MA Education TEFL dissertation prize winner 2014
The relationship between assigned roles, foreign language anxiety and communicative outcomes of six Japanese learners
'It had been my dream for a long time to spend a year in England to further my studies in teaching English. I have made some wonderful friends and it has been a really positive experience in my life.

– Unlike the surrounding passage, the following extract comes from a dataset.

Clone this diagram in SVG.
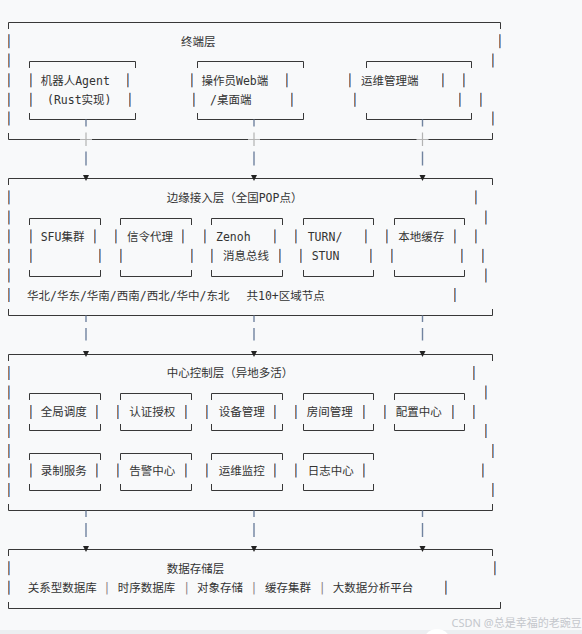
<svg xmlns="http://www.w3.org/2000/svg" xmlns:xlink="http://www.w3.org/1999/xlink" width="582" height="634" viewBox="0 0 582 634">
<style>
.ln{fill:none;stroke:#383838;stroke-width:1}
.t{font-family:"DejaVu Sans Mono","Noto Sans CJK SC",monospace;font-size:11.5px;fill:#333}
.sep{font-family:"DejaVu Sans Mono",monospace;font-size:11.5px;fill:#8a7f86;text-anchor:middle}
.c{fill:none;stroke:#71839f;stroke-width:1.4}
.x{fill:none;stroke:#b3b3b3;stroke-width:1.2}
.wm{font-family:"Noto Sans","Noto Sans CJK SC",sans-serif;font-size:11px;fill:#c4c7cc}
</style>
<defs>
<g id="vb"><rect x="-1" y="0" width="1" height="14" fill="#a8775a"/><rect x="0" y="0" width="1" height="14" fill="#74a2d4"/></g>
<path id="arw" d="M-3 -3.5H3L0 2.5Z" fill="#222"/>
</defs>
<rect width="582" height="634" fill="#f8f9fa"/>
<rect y="630" width="582" height="4" fill="#eceef1"/>
<circle cx="437" cy="643" r="14" fill="#ffffff"/>

<g id="layer-terminal">
<path class="ln" d="M8.5 29V22.5H500.5V29M8.5 133V139.5H492.5V133"/>
<use href="#vb" x="9" y="34.2"/><use href="#vb" x="9" y="53.5"/><use href="#vb" x="9" y="73.3"/><use href="#vb" x="9" y="92.8"/><use href="#vb" x="9" y="111.5"/>
<use href="#vb" x="500" y="34.2"/><use href="#vb" x="493" y="53.5"/><use href="#vb" x="464" y="73.3"/><use href="#vb" x="481" y="92.8"/><use href="#vb" x="493" y="111.5"/>
<text class="t" x="181" y="45.7">终端层</text>
<g id="robot-agent">
<path class="ln" d="M29.5 68V61.5H135.5V68M29.5 113V119.5H135.5V113"/>
<use href="#vb" x="31" y="73.3"/><use href="#vb" x="128" y="73.3"/><use href="#vb" x="31" y="92.8"/><use href="#vb" x="130" y="92.8"/>
<text class="t" x="40.7" y="84.8">机器人Agent</text>
<text class="t" x="47" y="104.3">(Rust实现)</text>
</g>
<g id="operator-client">
<path class="ln" d="M197.5 68V61.5H303.5V68M197.5 113V119.5H303.5V113"/>
<use href="#vb" x="192" y="73.3"/><use href="#vb" x="287" y="73.3"/><use href="#vb" x="194" y="92.8"/><use href="#vb" x="292" y="92.8"/>
<text class="t" x="201.5" y="84.8">操作员Web端</text>
<text class="t" x="210" y="104.3">/桌面端</text>
</g>
<g id="ops-client">
<path class="ln" d="M366.5 68V61.5H471.5V68M366.5 113V119.5H471.5V113"/>
<use href="#vb" x="350" y="73.3"/><use href="#vb" x="443" y="73.3"/><use href="#vb" x="355" y="92.8"/><use href="#vb" x="460" y="92.8"/>
<text class="t" x="361" y="84.8">运维管理端</text>
</g>
</g>

<g id="layer-edge">
<path class="ln" d="M8.5 185V178.5H492.5V185M8.5 309V315.5H492.5V309"/>
<use href="#vb" x="9" y="190.4"/><use href="#vb" x="9" y="210.5"/><use href="#vb" x="9" y="229.4"/><use href="#vb" x="9" y="248.9"/><use href="#vb" x="9" y="268.5"/><use href="#vb" x="9" y="288"/>
<use href="#vb" x="476" y="190.4"/><use href="#vb" x="486" y="210.5"/><use href="#vb" x="476" y="229.4"/><use href="#vb" x="483" y="248.9"/><use href="#vb" x="486" y="268.5"/><use href="#vb" x="455" y="288"/>
<text class="t" x="166.7" y="201.9">边缘接入层（全国POP点）</text>
<g id="sfu">
<path class="ln" d="M29.5 225V218.5H100.5V225M29.5 270V276.5H100.5V270"/>
<use href="#vb" x="31" y="229.4"/><use href="#vb" x="95" y="229.4"/><use href="#vb" x="31" y="248.9"/><use href="#vb" x="100" y="248.9"/>
<text class="t" x="40.7" y="240.9">SFU集群</text>
</g>
<g id="signaling">
<path class="ln" d="M120.5 225V218.5H191.5V225M120.5 270V276.5H191.5V270"/>
<use href="#vb" x="116" y="229.4"/><use href="#vb" x="183" y="229.4"/><use href="#vb" x="121" y="248.9"/><use href="#vb" x="192" y="248.9"/>
<text class="t" x="127" y="240.9">信令代理</text>
</g>
<g id="zenoh">
<path class="ln" d="M211.5 225V218.5H282.5V225M211.5 270V276.5H282.5V270"/>
<use href="#vb" x="205" y="229.4"/><use href="#vb" x="275" y="229.4"/><use href="#vb" x="212" y="248.9"/><use href="#vb" x="280" y="248.9"/>
<text class="t" x="216" y="240.9">Zenoh</text>
<text class="t" x="223" y="260.4">消息总线</text>
</g>
<g id="turn-stun">
<path class="ln" d="M303.5 225V218.5H373.5V225M303.5 270V276.5H373.5V270"/>
<use href="#vb" x="296" y="229.4"/><use href="#vb" x="366" y="229.4"/><use href="#vb" x="301" y="248.9"/><use href="#vb" x="371" y="248.9"/>
<text class="t" x="307.7" y="240.9">TURN/</text>
<text class="t" x="311.7" y="260.4">STUN</text>
</g>
<g id="local-cache">
<path class="ln" d="M394.5 225V218.5H464.5V225M394.5 270V276.5H464.5V270"/>
<use href="#vb" x="387" y="229.4"/><use href="#vb" x="455" y="229.4"/><use href="#vb" x="392" y="248.9"/><use href="#vb" x="462" y="248.9"/>
<text class="t" x="398.3" y="240.9">本地缓存</text>
</g>
<text class="t" x="27" y="299.5">华北/华东/华南/西南/西北/华中/东北</text>
<text class="t" x="246.5" y="299.5">共10+区域节点</text>
</g>

<g id="layer-center">
<path class="ln" d="M8.5 361V354.5H492.5V361M8.5 504V510.5H492.5V504"/>
<use href="#vb" x="9" y="366"/><use href="#vb" x="9" y="385.5"/><use href="#vb" x="9" y="405"/><use href="#vb" x="9" y="424"/><use href="#vb" x="9" y="444"/><use href="#vb" x="9" y="463.5"/><use href="#vb" x="9" y="483"/>
<use href="#vb" x="474" y="366"/><use href="#vb" x="486" y="385.5"/><use href="#vb" x="474" y="405"/><use href="#vb" x="486" y="424"/><use href="#vb" x="493" y="444"/><use href="#vb" x="483" y="463.5"/><use href="#vb" x="493" y="483"/>
<text class="t" x="166.7" y="377.2">中心控制层（异地多活）</text>
<g id="global-scheduling">
<path class="ln" d="M29.5 400V393.5H100.5V400M29.5 424V430.5H100.5V424"/>
<use href="#vb" x="31" y="405"/><use href="#vb" x="97" y="405"/>
<text class="t" x="40.7" y="416.3">全局调度</text>
</g>
<g id="auth">
<path class="ln" d="M120.5 400V393.5H191.5V400M120.5 424V430.5H191.5V424"/>
<use href="#vb" x="118" y="405"/><use href="#vb" x="186" y="405"/>
<text class="t" x="129.3" y="416.3">认证授权</text>
</g>
<g id="device-mgmt">
<path class="ln" d="M211.5 400V393.5H282.5V400M211.5 424V430.5H282.5V424"/>
<use href="#vb" x="207" y="405"/><use href="#vb" x="275" y="405"/>
<text class="t" x="218.7" y="416.3">设备管理</text>
</g>
<g id="room-mgmt">
<path class="ln" d="M303.5 400V393.5H373.5V400M303.5 424V430.5H373.5V424"/>
<use href="#vb" x="296" y="405"/><use href="#vb" x="364" y="405"/>
<text class="t" x="306.7" y="416.3">房间管理</text>
</g>
<g id="config-center">
<path class="ln" d="M394.5 400V393.5H464.5V400M394.5 424V430.5H464.5V424"/>
<use href="#vb" x="385" y="405"/><use href="#vb" x="453" y="405"/>
<text class="t" x="395.7" y="416.3">配置中心</text>
</g>
<g id="recording">
<path class="ln" d="M29.5 460V453.5H100.5V460M29.5 484V490.5H100.5V484"/>
<use href="#vb" x="31" y="463.5"/><use href="#vb" x="97" y="463.5"/>
<text class="t" x="40.7" y="475">录制服务</text>
</g>
<g id="alerting">
<path class="ln" d="M120.5 460V453.5H191.5V460M120.5 484V490.5H191.5V484"/>
<use href="#vb" x="118" y="463.5"/><use href="#vb" x="186" y="463.5"/>
<text class="t" x="129.3" y="475">告警中心</text>
</g>
<g id="ops-monitor">
<path class="ln" d="M211.5 460V453.5H282.5V460M211.5 484V490.5H282.5V484"/>
<use href="#vb" x="207" y="463.5"/><use href="#vb" x="275" y="463.5"/>
<text class="t" x="218.7" y="475">运维监控</text>
</g>
<g id="log-center">
<path class="ln" d="M303.5 460V453.5H373.5V460M303.5 484V490.5H373.5V484"/>
<use href="#vb" x="296" y="463.5"/><use href="#vb" x="364" y="463.5"/>
<text class="t" x="307.7" y="475">日志中心</text>
</g>
</g>

<g id="layer-storage">
<path class="ln" d="M8.5 556V549.5H492.5V556M8.5 602V608.5H500.5V602"/>
<use href="#vb" x="9" y="561.2"/><use href="#vb" x="9" y="580.7"/>
<use href="#vb" x="495" y="561.2"/><use href="#vb" x="446" y="580.7"/>
<text class="t" x="166.7" y="572.7">数据存储层</text>
<text class="t" x="27.7" y="592.2">关系型数据库</text>
<text class="sep" x="107" y="592.2">|</text>
<text class="t" x="117.7" y="592.2">时序数据库</text>
<text class="sep" x="186.7" y="592.2">|</text>
<text class="t" x="197" y="592.2">对象存储</text>
<text class="sep" x="254" y="592.2">|</text>
<text class="t" x="265" y="592.2">缓存集群</text>
<text class="sep" x="322.3" y="592.2">|</text>
<text class="t" x="332.7" y="592.2">大数据分析平台</text>
</g>

<g id="connectors">
<path class="c" d="M86 119.5V126.5M86 151.5V165.5M254 119.5V126.5M254 151.5V165.5M422.5 119.5V126.5M422.5 151.5V165.5"/>
<path class="x" d="M86 132.5V146M80 139.5H92M254 132.5V146M248 139.5H260M422.5 132.5V146M416.5 139.5H428.5"/>
<use href="#arw" x="86" y="178.5"/><use href="#arw" x="254" y="178.5"/><use href="#arw" x="422.5" y="178.5"/>
<path class="c" d="M86 315.5V322M86 328V340.5M254 315.5V322M254 328V340.5M422.5 315.5V322M422.5 328V340.5"/>
<use href="#arw" x="86" y="354.5"/><use href="#arw" x="254" y="354.5"/><use href="#arw" x="422.5" y="354.5"/>
<path class="c" d="M86 510.5V517M86 523V537M254 510.5V517M254 523V537M422.5 510.5V517M422.5 523V537"/>
<use href="#arw" x="86" y="549.5"/><use href="#arw" x="254" y="549.5"/><use href="#arw" x="422.5" y="549.5"/>
</g>

<text class="wm" x="451.5" y="627">CSDN @总是幸福的老豌豆</text>
</svg>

When I received the news of being one of the three winners of the MA TEFL dissertation prize I was very surprised, extremely happy and honoured. This achievement would not have been possible without the guidance and support of my tutors, supervisor and peers for which I am immensely grateful. I would also like to express my thanks and appreciation to all the people who supported me in many ways this year. It has been an experience I will remember all my life.'
Recently, the focus of Japanese EFL teaching and learning has been shifting to communication skills rather than grammatical accuracy in reading and writing skills. In this study, by using an information-transfer task, called the map task, the relationship between assigned roles, foreign language anxiety (FLA) and communicative outcomes of six Japanese learners were examined to explore conditions which could contribute to/detract from improvement of Japanese learners’ English communication abilities. The data was collected in three ways: 1) audio-recording of their interactions during task, 2) questionnaire, 3) 30minutes’ semi-structured interview. The results of this study indicate four things: 1) the relationship with the interlocutor affects FLA; 2) when a learner is assigned a role, which he/she believes has more responsibility than the other role, he/she tends to feel more FLA; 3) FLA could help to improve learner’s communicative effectiveness; 4) low FLA does not always lead to positive communicative outcomes. These imply the possibility of a positive effect of FLA on learners’ communicative effectiveness.